How the rich get richer
It is up to us to keep the pressure on the Googles, Starbucks, Amazons, Barclays and the other internet giants and multinationals to pay a realistic share of the taxes that keep our society working.
You could see in Eric Schmidt, executive chairman of Google, a disconnect when he was confronted with the pitiful amount of tax returns Google makes.
He does not see it as his job to ensure the societies he sells in have healthy economies. His job is to maximize profits for shareholders and to pay executives salaries, that’s all.
Even if he runs a company whose motto of 2004 was “Don’t be evil.

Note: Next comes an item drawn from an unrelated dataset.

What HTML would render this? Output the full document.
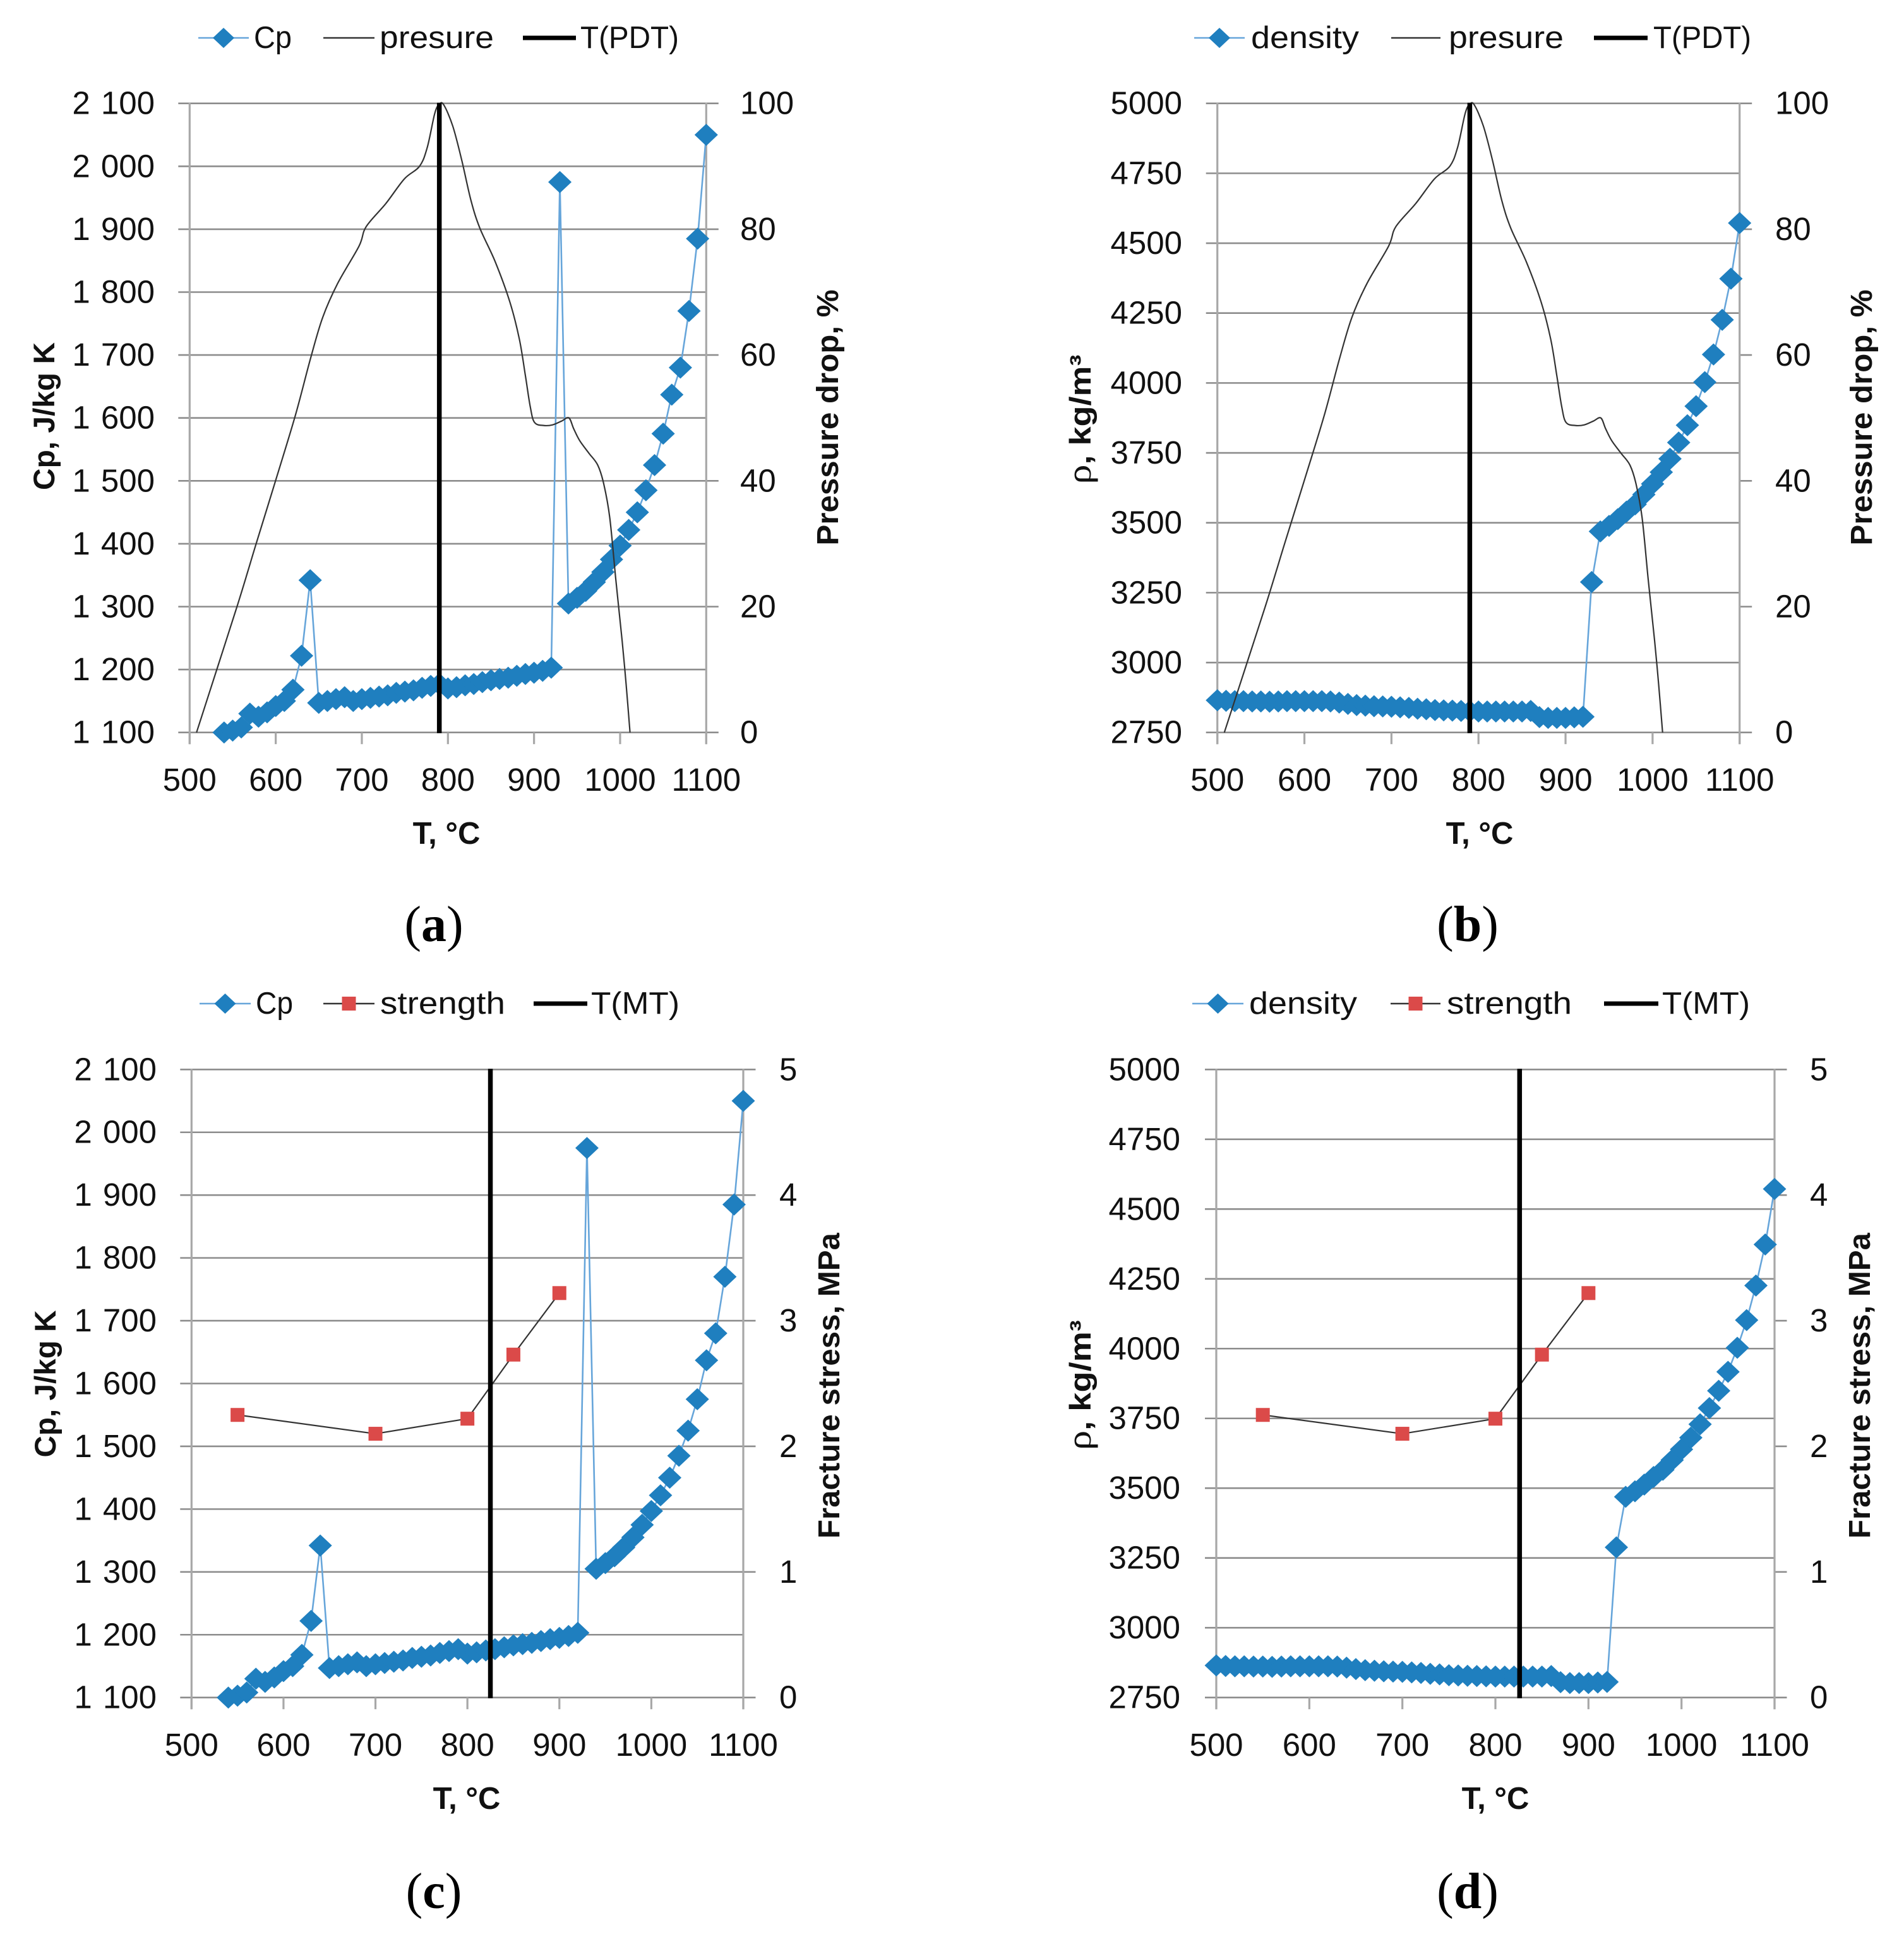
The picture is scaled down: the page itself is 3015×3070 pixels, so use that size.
<!DOCTYPE html>
<html lang="en">
<head>
<meta charset="utf-8">
<title>Cp, density, pressure drop and fracture stress versus temperature</title>
<style>
html,body{margin:0;padding:0;background:#fff;}
svg{display:block;}
text{font-family:"Liberation Sans",sans-serif;fill:#111;}
</style>
</head>
<body>
<svg id="figure" xmlns="http://www.w3.org/2000/svg" width="3015" height="3070" viewBox="0 0 3015 3070">
<rect x="0" y="0" width="3015" height="3070" fill="#ffffff"/>
</svg>
<script>
// ---- chart data ----
const xTicks = [500,600,700,800,900,1000,1100];
const cpTicks = [1100,1200,1300,1400,1500,1600,1700,1800,1900,2000,2100];
const densityTicks = [2750,3000,3250,3500,3750,4000,4250,4500,4750,5000];
const pressureTicks = [0,20,40,60,80,100];
const stressTicks = [0,1,2,3,4,5];

const cpTemps = [540,550,560,570,580,590,600,610,620,630,640,650,660,670,680,690,700,710,720,730,740,750,760,770,780,790,800,810,820,830,840,850,860,870,880,890,900,910,920,930,940,950,960,970,980,990,1000,1010,1020,1030,1040,1050,1060,1070,1080,1090,1100];
const cpValues = [1100,1103,1108,1130,1125,1132,1142,1150,1168,1222,1342,1147,1150,1153,1156,1150,1153,1155,1157,1159,1163,1165,1167,1171,1174,1177,1170,1172,1175,1177,1180,1183,1185,1187,1190,1193,1195,1198,1203,1975,1305,1314,1325,1339,1355,1375,1397,1422,1450,1485,1525,1575,1637,1680,1770,1885,2050];

const densityTemps = [500,510,520,530,540,550,560,570,580,590,600,610,620,630,640,650,660,670,680,690,700,710,720,730,740,750,760,770,780,790,800,810,820,830,840,850,860,870,880,890,900,910,920,930,940,950,960,970,980,990,1000,1010,1020,1030,1040,1050,1060,1070,1080,1090,1100];
const densityValues = [2865,2863,2862,2862,2861,2861,2860,2861,2862,2862,2862,2862,2862,2861,2857,2852,2848,2846,2844,2843,2842,2840,2838,2835,2833,2830,2829,2828,2827,2826,2825,2825,2825,2825,2825,2825,2827,2805,2802,2802,2802,2804,2806,3288,3469,3489,3513,3540,3566,3601,3639,3681,3729,3787,3849,3917,4003,4102,4226,4373,4572];

const pressureTemps = [508,532,555,568,577,602,623,640.5,654.6,672,696.7,705,728,749.4,767,776,784.5,789.5,795,805.6,816,826.7,837,855,872,883,890,895.6,900.5,911,921.6,932,940.5,946,953,963.7,974,981,988,995,1002.4,1007,1011.5];
const pressureValues = [0,10.2,20,25.8,29.9,41,50.5,59.5,66,71.4,77.3,80.4,84.1,88,90,93,98.3,99.8,99.8,96.4,91,84.6,80.2,74.8,68.4,62.5,56.7,51.8,49.3,48.8,48.9,49.5,50,48.3,46.4,44.4,42.5,39.5,34.1,24.3,14.5,7.6,0];

const strengthTemps = [550,700,800,850,900];
const strengthValues = [2.25,2.10,2.22,2.73,3.22];

const pdtTemperature = 790;
const mtTemperature = 825;

// ---- drawing ----
const SVG_NS = 'http://www.w3.org/2000/svg';
const figure = document.getElementById('figure');
const BLUE = '#1f7fbf', BLUE_LINE = '#66a5da', RED = '#db4a49', DARK = '#333333';

function make(parent, tag, attrs, content) {
  const el = document.createElementNS(SVG_NS, tag);
  for (const k in attrs) el.setAttribute(k, attrs[k]);
  if (content !== undefined) el.textContent = content;
  parent.appendChild(el);
  return el;
}
function groupThousands(v) {
  const s = String(v);
  return s.length > 3 ? s.slice(0, s.length - 3) + ' ' + s.slice(-3) : s;
}
function pathFrom(xs, ys, fx, fy) {
  return xs.map((x, i) => (i ? 'L' : 'M') + fx(x).toFixed(2) + ' ' + fy(ys[i]).toFixed(2)).join(' ');
}
function smoothPathFrom(xs, ys, fx, fy) {
  const px = xs.map(fx), py = ys.map(fy), n = px.length;
  let d = 'M' + px[0].toFixed(2) + ' ' + py[0].toFixed(2);
  for (let i = 0; i < n - 1; i++) {
    const a = Math.max(i - 1, 0), b = Math.min(i + 2, n - 1);
    const c1x = px[i] + (px[i + 1] - px[a]) / 6, c1y = py[i] + (py[i + 1] - py[a]) / 6;
    const c2x = px[i + 1] - (px[b] - px[i]) / 6, c2y = py[i + 1] - (py[b] - py[i]) / 6;
    d += ' C' + [c1x, c1y, c2x, c2y, px[i + 1], py[i + 1]].map(v => v.toFixed(2)).join(' ');
  }
  return d;
}

function drawChart(p) {
  const g = make(figure, 'g', {});
  
  

  const sx = x => p.left + (x - 500) / 600 * (p.right - p.left);
  const syL = v => p.bottom - (v - p.yMin) / (p.yMax - p.yMin) * (p.bottom - p.top);
  const syR = v => p.bottom - v / p.y2Max * (p.bottom - p.top);

  // gridlines and left ticks
  p.yTicks.forEach(v => {
    const grid = make(g, 'line', {x1: p.left - 18, x2: p.right, y1: syL(v), y2: syL(v), stroke: '#8c8c8c', 'stroke-width': 2.6});
    
    
    const label = make(g, 'text', {x: p.leftLabelX, y: syL(v) + 17, 'text-anchor': 'end', 'font-size': 51, 'word-spacing': 3}, p.formatY(v));
    
    
  });
  // right ticks
  p.y2Ticks.forEach(v => {
    const tick = make(g, 'line', {x1: p.right, x2: p.right + 19.5, y1: syR(v), y2: syR(v), stroke: '#8c8c8c', 'stroke-width': 2.6});
    
    
    const label = make(g, 'text', {x: p.rightLabelX, y: syR(v) + 17, 'font-size': 51}, String(v));
    
    
  });
  // vertical axes
  const leftAxis = make(g, 'line', {x1: p.left, x2: p.left, y1: p.top - 1, y2: p.bottom + 18.5, stroke: '#a8a8a8', 'stroke-width': 3.2});
  
  
  const rightAxis = make(g, 'line', {x1: p.right, x2: p.right, y1: p.top - 1, y2: p.bottom + 18.5, stroke: '#a8a8a8', 'stroke-width': 3.2});
  
  
  // x ticks
  xTicks.forEach(v => {
    const tick = make(g, 'line', {x1: sx(v), x2: sx(v), y1: p.bottom, y2: p.bottom + 18.5, stroke: '#a8a8a8', 'stroke-width': 3.2});
    
    
    const label = make(g, 'text', {x: sx(v), y: p.xLabelY, 'text-anchor': 'middle', 'font-size': 51}, String(v));
    
    
  });

  // main (blue) series
  const mainLine = make(g, 'path', {d: pathFrom(p.mainX, p.mainY, sx, syL), fill: 'none', stroke: BLUE_LINE, 'stroke-width': 2.6});
  
  
  p.mainX.forEach((x, i) => {
    const cx = sx(x), cy = syL(p.mainY[i]);
    const mark = make(g, 'polygon', {points: `${cx - 18.5},${cy} ${cx},${cy - 17.5} ${cx + 18.5},${cy} ${cx},${cy + 17.5}`, fill: BLUE});
    
    
  });

  // secondary series
  const secondD = p.secondMarkers ? pathFrom(p.secondX, p.secondY, sx, syR) : smoothPathFrom(p.secondX, p.secondY, sx, syR);
  const secondLine = make(g, 'path', {d: secondD, fill: 'none', stroke: DARK, 'stroke-width': 2.2, 'stroke-linejoin': 'round'});
  
  
  if (p.secondMarkers) {
    p.secondX.forEach((x, i) => {
      const mark = make(g, 'rect', {x: sx(x) - 11, y: syR(p.secondY[i]) - 11, width: 22, height: 22, fill: RED});
      
      
    });
  }

  // vertical temperature marker
  const marker = make(g, 'line', {x1: sx(p.vline), x2: sx(p.vline), y1: p.top - 1, y2: p.bottom + 1, stroke: '#000000', 'stroke-width': 7.5});
  
  

  // axis titles
  const xTitle = make(g, 'text', {x: p.xTitleX, y: p.xTitleY, 'text-anchor': 'middle', 'font-size': 49, 'font-weight': 'bold'}, 'T, °C');
  
  

  const yTitle = make(g, 'text', {transform: `translate(${p.yTitle.x} ${p.yTitle.y}) rotate(-90)`, 'text-anchor': 'middle', 'font-size': 47, 'font-weight': 'bold', textLength: p.yTitle.len, lengthAdjust: 'spacingAndGlyphs'});
  
  
  if (p.yTitle.rho) {
    make(yTitle, 'tspan', {'font-family': '"Liberation Serif",serif', 'font-weight': 'normal', 'font-size': 54}, 'ρ');
    make(yTitle, 'tspan', {}, ', kg/m³');
  } else {
    yTitle.textContent = p.yTitle.text;
  }

  const y2Title = make(g, 'text', {transform: `translate(${p.y2Title.x} ${p.y2Title.y}) rotate(-90)`, 'text-anchor': 'middle', 'font-size': 48, 'font-weight': 'bold', textLength: p.y2Title.len, lengthAdjust: 'spacingAndGlyphs'}, p.y2Title.text);
  
  

  // legend
  const lg = make(g, 'g', {});
  
  
  const ly = p.legendY;
  p.legend.forEach(e => {
    const item = make(lg, 'g', {});
    
    
    const col = e.type === 'main' ? BLUE_LINE : (e.type === 'vline' ? '#000000' : DARK);
    make(item, 'line', {x1: e.x1, x2: e.x2, y1: ly, y2: ly, stroke: col, 'stroke-width': e.type === 'vline' ? 7 : 2.4});
    const mx = (e.x1 + e.x2) / 2;
    if (e.type === 'main') {
      make(item, 'polygon', {points: `${mx - 17},${ly} ${mx},${ly - 16} ${mx + 17},${ly} ${mx},${ly + 16}`, fill: BLUE});
    }
    if (e.type === 'square') {
      make(item, 'rect', {x: mx - 11, y: ly - 11, width: 22, height: 22, fill: RED});
    }
    make(item, 'text', {x: e.tx, y: ly + 16, 'font-size': 49, fill: '#222', textLength: e.tw, lengthAdjust: 'spacingAndGlyphs'}, e.label);
  });

  // panel caption
  const cap = make(g, 'text', {x: p.captionX, y: p.captionY, 'text-anchor': 'middle', 'font-size': 80, 'font-family': '"Liberation Serif",serif', fill: '#000'});
  
  
  make(cap, 'tspan', {'font-family': '"Liberation Serif",serif', fill: '#000'}, '(');
  make(cap, 'tspan', {'font-family': '"Liberation Serif",serif', 'font-weight': 'bold', fill: '#000'}, p.caption);
  make(cap, 'tspan', {'font-family': '"Liberation Serif",serif', fill: '#000'}, ')');
}

drawChart({
  id: 'chart-a-cp-pressure', left: 300.3, right: 1118.3, top: 163.7, bottom: 1159.7,
  yMin: 1100, yMax: 2100, yTicks: cpTicks, formatY: groupThousands, y2Max: 100, y2Ticks: pressureTicks,
  leftLabelX: 245, rightLabelX: 1172, xLabelY: 1252, xTitleX: 707, xTitleY: 1336,
  mainX: cpTemps, mainY: cpValues, mainName: 'cp',
  secondX: pressureTemps, secondY: pressureValues, secondName: 'pressure', secondMarkers: false,
  vline: pdtTemperature, vlineName: 'pdt-temperature-line',
  yTitle: {text: 'Cp, J/kg K', x: 86, y: 659, len: 234},
  y2Title: {text: 'Pressure drop, %', x: 1327, y: 661, len: 405},
  legendY: 60,
  legend: [
    {type: 'main', x1: 314, x2: 394, label: 'Cp', tx: 402, tw: 60},
    {type: 'plain', x1: 512, x2: 593, label: 'presure', tx: 601, tw: 181},
    {type: 'vline', x1: 828, x2: 912, label: 'T(PDT)', tx: 919, tw: 156}
  ],
  caption: 'a', captionX: 687, captionY: 1490
});

drawChart({
  id: 'chart-b-density-pressure', left: 1927.7, right: 2754.7, top: 163.7, bottom: 1159.7,
  yMin: 2750, yMax: 5000, yTicks: densityTicks, formatY: String, y2Max: 100, y2Ticks: pressureTicks,
  leftLabelX: 1872, rightLabelX: 2811, xLabelY: 1252, xTitleX: 2343, xTitleY: 1336,
  mainX: densityTemps, mainY: densityValues, mainName: 'density',
  secondX: pressureTemps, secondY: pressureValues, secondName: 'pressure', secondMarkers: false,
  vline: pdtTemperature, vlineName: 'pdt-temperature-line',
  yTitle: {rho: true, x: 1727, y: 664, len: 205},
  y2Title: {text: 'Pressure drop, %', x: 2964, y: 661, len: 405},
  legendY: 60,
  legend: [
    {type: 'main', x1: 1891, x2: 1971, label: 'density', tx: 1981, tw: 171},
    {type: 'plain', x1: 2203, x2: 2281, label: 'presure', tx: 2294, tw: 182},
    {type: 'vline', x1: 2524, x2: 2609, label: 'T(PDT)', tx: 2618, tw: 155}
  ],
  caption: 'b', captionX: 2324, captionY: 1490
});

drawChart({
  id: 'chart-c-cp-strength', left: 303.3, right: 1177, top: 1693.3, bottom: 2687.7,
  yMin: 1100, yMax: 2100, yTicks: cpTicks, formatY: groupThousands, y2Max: 5, y2Ticks: stressTicks,
  leftLabelX: 248, rightLabelX: 1234, xLabelY: 2780, xTitleX: 739, xTitleY: 2864,
  mainX: cpTemps, mainY: cpValues, mainName: 'cp',
  secondX: strengthTemps, secondY: strengthValues, secondName: 'strength', secondMarkers: true,
  vline: mtTemperature, vlineName: 'mt-temperature-line',
  yTitle: {text: 'Cp, J/kg K', x: 88, y: 2191, len: 233},
  y2Title: {text: 'Fracture stress, MPa', x: 1329, y: 2194, len: 484},
  legendY: 1589,
  legend: [
    {type: 'main', x1: 316, x2: 397, label: 'Cp', tx: 405, tw: 59},
    {type: 'square', x1: 512, x2: 593, label: 'strength', tx: 602, tw: 198},
    {type: 'vline', x1: 845, x2: 930, label: 'T(MT)', tx: 936, tw: 140}
  ],
  caption: 'c', captionX: 687, captionY: 3021
});

drawChart({
  id: 'chart-d-density-strength', left: 1926, right: 2810, top: 1693.3, bottom: 2687.7,
  yMin: 2750, yMax: 5000, yTicks: densityTicks, formatY: String, y2Max: 5, y2Ticks: stressTicks,
  leftLabelX: 1869, rightLabelX: 2866, xLabelY: 2780, xTitleX: 2368, xTitleY: 2864,
  mainX: densityTemps, mainY: densityValues, mainName: 'density',
  secondX: strengthTemps, secondY: strengthValues, secondName: 'strength', secondMarkers: true,
  vline: mtTemperature + 1, vlineName: 'mt-temperature-line',
  yTitle: {rho: true, x: 1727, y: 2193, len: 206},
  y2Title: {text: 'Fracture stress, MPa', x: 2961, y: 2194, len: 484},
  legendY: 1589,
  legend: [
    {type: 'main', x1: 1888, x2: 1969, label: 'density', tx: 1978, tw: 171},
    {type: 'square', x1: 2202, x2: 2281, label: 'strength', tx: 2291, tw: 198},
    {type: 'vline', x1: 2540, x2: 2626, label: 'T(MT)', tx: 2632, tw: 139}
  ],
  caption: 'd', captionX: 2324, captionY: 3021
});
</script>
</body>
</html>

We will be stronger in the long term, we will be better served – as shareholders and in all other ways – by a company that does good things for the world, even if we forego some short-term gains.”
The goal does not seem to have lasted very long.
Google’s UK subsidiary filed returns saying it paid £6-million in tax for 2011, a year when its revenue was £395-million.
Google is not the only company to be facing these charges.
“It is not just companies that are avoiding tax responsibilities”
It is hard to find any of the large multinationals that don’t have similar practices.
Companies will only change their behaviour for reasons beyond their control: either the law requires fairer practice or the customers force them to do so.
We need to keep international tax system changes on the agenda of the politicians. It will be on the agenda of the G8 annual summit when it meets in Northern Ireland in June.
When banks are being rescued by tax payers, and multinationals paying most of the profits into untaxed offshore tax havens for ‘license fees’, it is time for governments to take their responsibilities seriously.
Osborne’s policy of cutting taxes has not got us out of this recession and, when companies can pay only 1.5% of their profits in taxes, how much further can he cut?
It is not just companies that are avoiding tax responsibilities.
Oxfam International has released a report claiming that tax havens for wealthy individuals are depriving governments of over £99-billion a year in tax revenue.
So Ed Miliband warning Google that he would have them paying more taxes is good, but the whole system needs to be revamped, and with the way the world is now it must be done at an international level.
I’m hoping that we might be reaching that tipping point that starts a big campaign to pressure politicians for better legislation, changes in consumers’ spending that shows companies we mean business and all of us educating ourselves on what is going on.
These constant spending cuts are leading us into a dark and dangerous place, building more inequality into society.
It is only when those who profit from our consumption pay a fair share of the taxes that we might have a chance of a fairer and more equable world.